Pour Benjamin Flohic, Président de l’association Cop1, les étudiants se sentent souvent illégitimes à demander de l’aide : « Tous les jours, on voit des étudiants qui viennent à nos distributions et qui rebroussent finalement chemin, parce qu’ils se disent qu’il y a pire qu’eux ou qu’ils ne sont pas légitimes, confie l’étudiant de Paris 8. Ils font donc des sacrifices de leur côté, comme sauter des repas. »

Les étudiants, comme tous les autres publics, n’ont pas envie d’être catégorisés comme des gens dont le premier élément d’identité est la précarité

Julien Meimon, président de Linkee, structure d’aide alimentaire destinée aux étudiants

Julien Meimon, président de Linkee, insiste sur le poids d’un statut précaire dès un très jeune âge : « Les étudiants, comme tous les autres publics, n’ont pas envie d’être catégorisés comme des gens dont le premier élément d’identité est la précarité, explique-t-il. D’abord parce que la précarité ce n’est pas valorisant, mais aussi parce que ces jeunes ont 20 ans et personne ne souhaite commencer sa vie avec cette étiquette. » Le Président de Linkee apporte une vigilance particulière à ce que les points de distribution ne soient jamais des espaces de stigmatisation : « Le message est très simple : “tu as le droit à cette aide, et tout le monde est dans la même situation”. »

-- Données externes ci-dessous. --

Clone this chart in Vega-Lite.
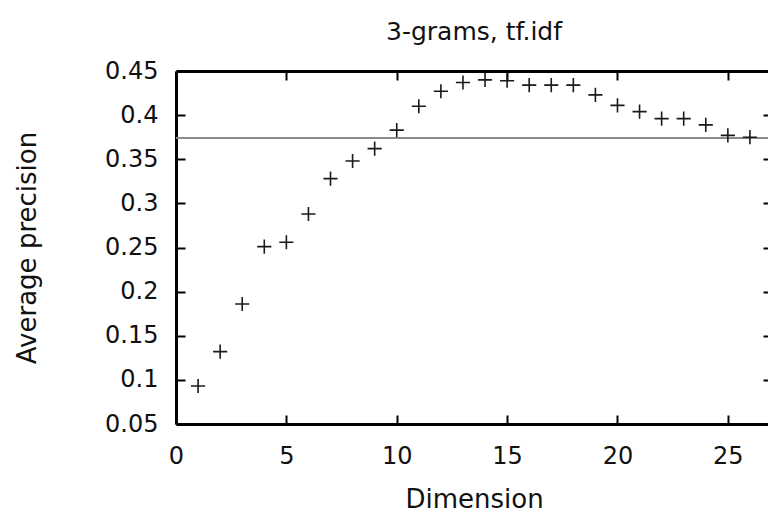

Les associations étudiantes et les syndicats communiquent également au maximum avec les institutions et les services publics, pour faire remonter la détresse des étudiants. « On fait savoir de façon très claire que notre action n’est pas normale, martèle Benjamin Flohic. Ce n’est pas normal que ce soit des étudiants qui aident d’autres étudiants à se nourrir, ce n’est pas normal que je passe 95% de mes études à me battre pour que d’autres étudiants puissent justement étudier sans avoir à faire des sacrifices et se demander comment remplir leur frigo. » En partenariat avec l’Ifop, Cop1 a réalisé une étude sur la situation des étudiants en France qu’ils souhaitent utiliser pour faire pression sur le nouveau gouvernement : « A priori, il va y avoir de grosses coupes budgétaires dans la vie étudiante, redoute Benjamin Flohic. Si on continue à réduire les moyens on va se retrouver dans une situation impossible ».